Sunday, 13 January 2019

Scolding myself does not work, it makes things worse

As I am now struggling again, let’s remind myself that scolding myself does not work, it makes things worse.

When I am faced with difficult situations, I tend to react negatively as I hate discomfort. So when I realized my contributions to the difficult situations, I will be angry with myself. I am angry because I think if I did not do those things, I would not face this situation. There are many ways to express our anger. But at the moment, I mostly use scolding myself as that is the easiest. Talking and expressing anger in words is easier than changing myself or cleaning up the mess. In addition, it makes me unable to concentrate and therefore I have the luxury to not do things and attribute to my depression.

But let’s remind again that scolding makes things worse. First, it does not solve the real problem. It only distracts me from solving the problem. Second, it steps on my respect air hose that I could not breathe. I will have an internal emotional conflict as I disrespect myself. This will then push me to do some unloving or incorrect actions that lead to other problems. So instead of solving the main problem, I created new problems. As I created new problems, I will be angrier to myself and the cycle continues.

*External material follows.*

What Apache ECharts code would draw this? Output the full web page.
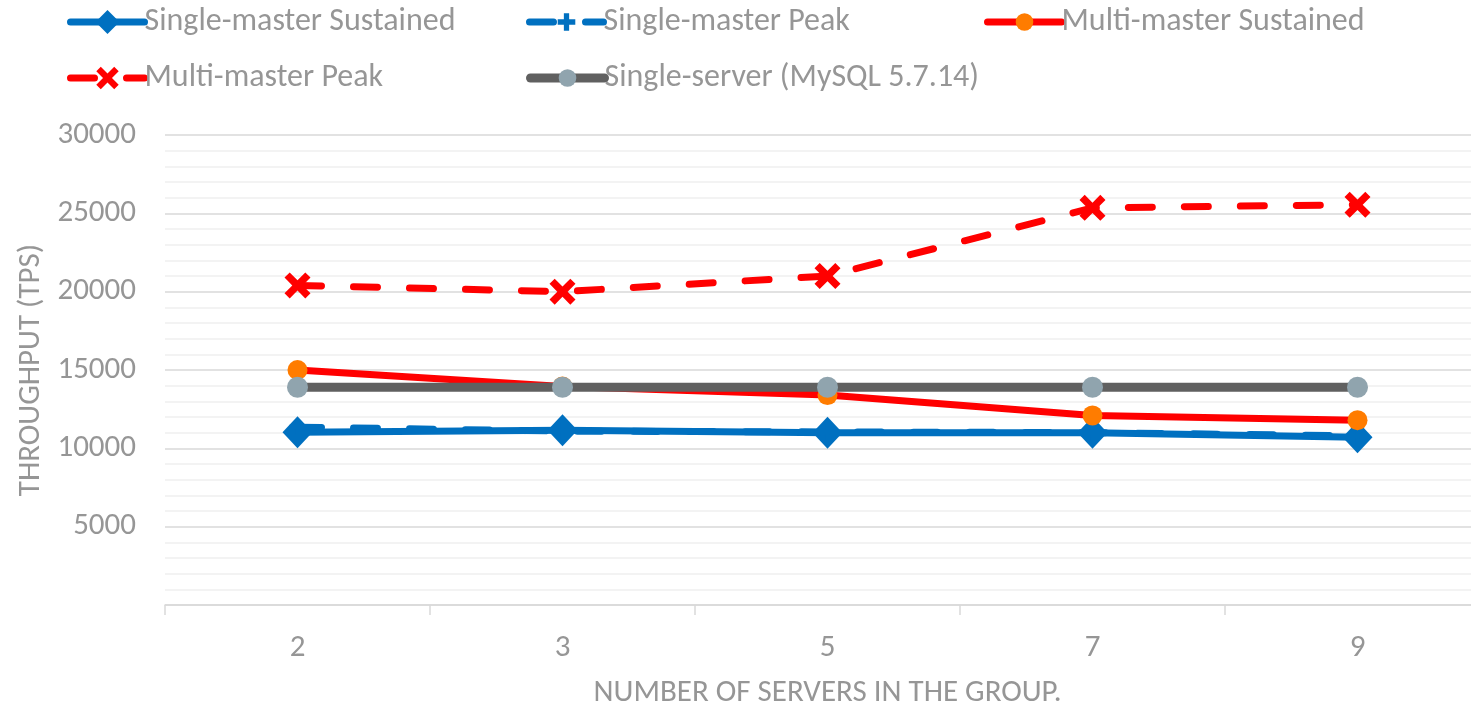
<!DOCTYPE html>
<html>
<head>
<meta charset="utf-8">
<script src="https://cdn.jsdelivr.net/npm/echarts@6/dist/echarts.min.js"></script>
<style>
  html, body { margin: 0; padding: 0; background: #fff; }
  #chart { width: 1471px; height: 704px; }
</style>
</head>
<body>
<div id="chart"></div>
<script>
// Group sizes on the x axis
const groupSizes = ['2', '3', '5', '7', '9'];

// Throughput (transactions per second) per configuration
const singleMasterSustained = [11020, 11150, 11000, 11000, 10700];
const singleMasterPeak      = [11350, 11100, 11050, 11000, 10800];
const multiMasterSustained  = [15000, 13950, 13400, 12100, 11800];
const multiMasterPeak       = [20400, 20000, 21000, 25350, 25550];
const singleServer          = [13900, 13900, 13900, 13900, 13900];

const seriesNames = [
  'Single-master Sustained',
  'Single-master Peak',
  'Multi-master Sustained',
  'Multi-master Peak',
  'Single-server (MySQL 5.7.14)'
];

const FONT = 'Carlito, Lato, sans-serif';
const FONT_SIZE = 31;
const LEGEND_FONT_SIZE = 32;
const GREY_TEXT = '#969696';
const DASH = [24, 32];

const crossPath = 'path://M2,0 L5,3 L8,0 L10,2 L7,5 L10,8 L8,10 L5,7 L2,10 L0,8 L3,5 L0,2 Z';
const plusPath = 'path://M3.5,0 L6.5,0 L6.5,3.5 L10,3.5 L10,6.5 L6.5,6.5 L6.5,10 L3.5,10 L3.5,6.5 L0,6.5 L0,3.5 L3.5,3.5 Z';

const chart = echarts.init(document.getElementById('chart'), null, { renderer: 'canvas' });

// one legend block per entry so each sits in its own fixed column
const legendSlots = [
  { left: 67, cy: 22, h: 30, w: 7 },
  { left: 526, cy: 22, h: 22, w: 7 },
  { left: 984, cy: 22, h: 22, w: 7 },
  { left: 67, cy: 78, h: 28, w: 7 },
  { left: 526, cy: 78, h: 22, w: 9 }
];
const legends = seriesNames.map((name, i) => {
  const s = legendSlots[i];
  return {
    data: [name],
    left: s.left,
    top: s.cy - Math.max(s.h, LEGEND_FONT_SIZE) / 2,
    itemWidth: 74,
    itemHeight: s.h,
    itemGap: 0,
    padding: 0,
    selectedMode: false,
    lineStyle: { width: s.w, cap: 'round' },
    textStyle: { fontFamily: FONT, fontSize: LEGEND_FONT_SIZE, color: GREY_TEXT, padding: [0, 0, 0, -5] }
  };
});

const option = {
  animation: false,
  backgroundColor: '#ffffff',
  legend: legends,
  grid: {
    left: 165, right: -19, top: 135, bottom: 99,
    containLabel: false,
    outerBoundsMode: 'none'
  },
  xAxis: {
    type: 'category',
    data: groupSizes,
    boundaryGap: true,
    name: 'NUMBER OF SERVERS IN THE GROUP.',
    nameLocation: 'middle',
    nameGap: 73,
    nameTextStyle: { fontFamily: FONT, fontSize: FONT_SIZE, color: GREY_TEXT },
    axisLine: { show: true, lineStyle: { color: '#d9d9d9', width: 1.5 } },
    axisTick: { show: true, alignWithLabel: false, length: 10, lineStyle: { color: '#d9d9d9', width: 1.5 } },
    axisLabel: { fontFamily: FONT, fontSize: FONT_SIZE, color: GREY_TEXT, margin: 28 }
  },
  yAxis: {
    type: 'value',
    min: 0,
    max: 30000,
    interval: 5000,
    name: 'THROUGHPUT (TPS)',
    nameLocation: 'middle',
    nameGap: 118,
    nameTextStyle: { fontFamily: FONT, fontSize: FONT_SIZE, color: GREY_TEXT },
    axisLine: { show: false },
    axisTick: { show: false },
    axisLabel: {
      fontFamily: FONT, fontSize: FONT_SIZE, color: GREY_TEXT, margin: 29,
      formatter: v => (v === 0 ? '' : String(v))
    },
    splitLine: { show: true, lineStyle: { color: '#d9d9d9', width: 1.5 } },
    minorTick: { show: false, splitNumber: 5 },
    minorSplitLine: { show: true, lineStyle: { color: '#efefef', width: 1.5 } }
  },
  series: [
    {
      name: seriesNames[0],
      type: 'line',
      data: singleMasterSustained,
      symbol: 'diamond',
      symbolSize: [30, 32],
      lineStyle: { color: '#0070C0', width: 7, cap: 'round', join: 'round' },
      itemStyle: { color: '#0070C0' },
      z: 2
    },
    {
      name: seriesNames[1],
      type: 'line',
      data: singleMasterPeak,
      symbol: plusPath,
      symbolSize: 16,
      lineStyle: { color: '#0070C0', width: 7, type: DASH, cap: 'round', join: 'round' },
      itemStyle: { color: '#0070C0' },
      z: 3
    },
    {
      name: seriesNames[2],
      type: 'line',
      data: multiMasterSustained,
      symbol: 'circle',
      symbolSize: 20,
      lineStyle: { color: '#FF0000', width: 7, cap: 'round', join: 'round' },
      itemStyle: { color: '#FF7C00' },
      z: 4
    },
    {
      name: seriesNames[3],
      type: 'line',
      data: multiMasterPeak,
      symbol: crossPath,
      symbolSize: 26,
      lineStyle: { color: '#FF0000', width: 7, type: DASH, cap: 'round', join: 'round' },
      itemStyle: { color: '#FF0000' },
      z: 5
    },
    {
      name: seriesNames[4],
      type: 'line',
      data: singleServer,
      symbol: 'circle',
      symbolSize: 21,
      lineStyle: { color: '#606060', width: 9, cap: 'round', join: 'round' },
      itemStyle: { color: '#90A4AE' },
      z: 6
    }
  ]
};

chart.setOption(option);
</script>
</body>
</html>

So what to do? It is difficult to just stop scolding. It is easier to replace actions than stop actions. So, let’s do these three. First, do deep breathing exercise. Focus on my breathing. Focus on praying to God as I inhale and exhale. Second, take a break. Take a step back. Write. Go back to the priority list. Third, do what is good enough. Admit that no matter what I will do, it will not be enough. So let go the perfection and aim to be some steps closer to what is good enough.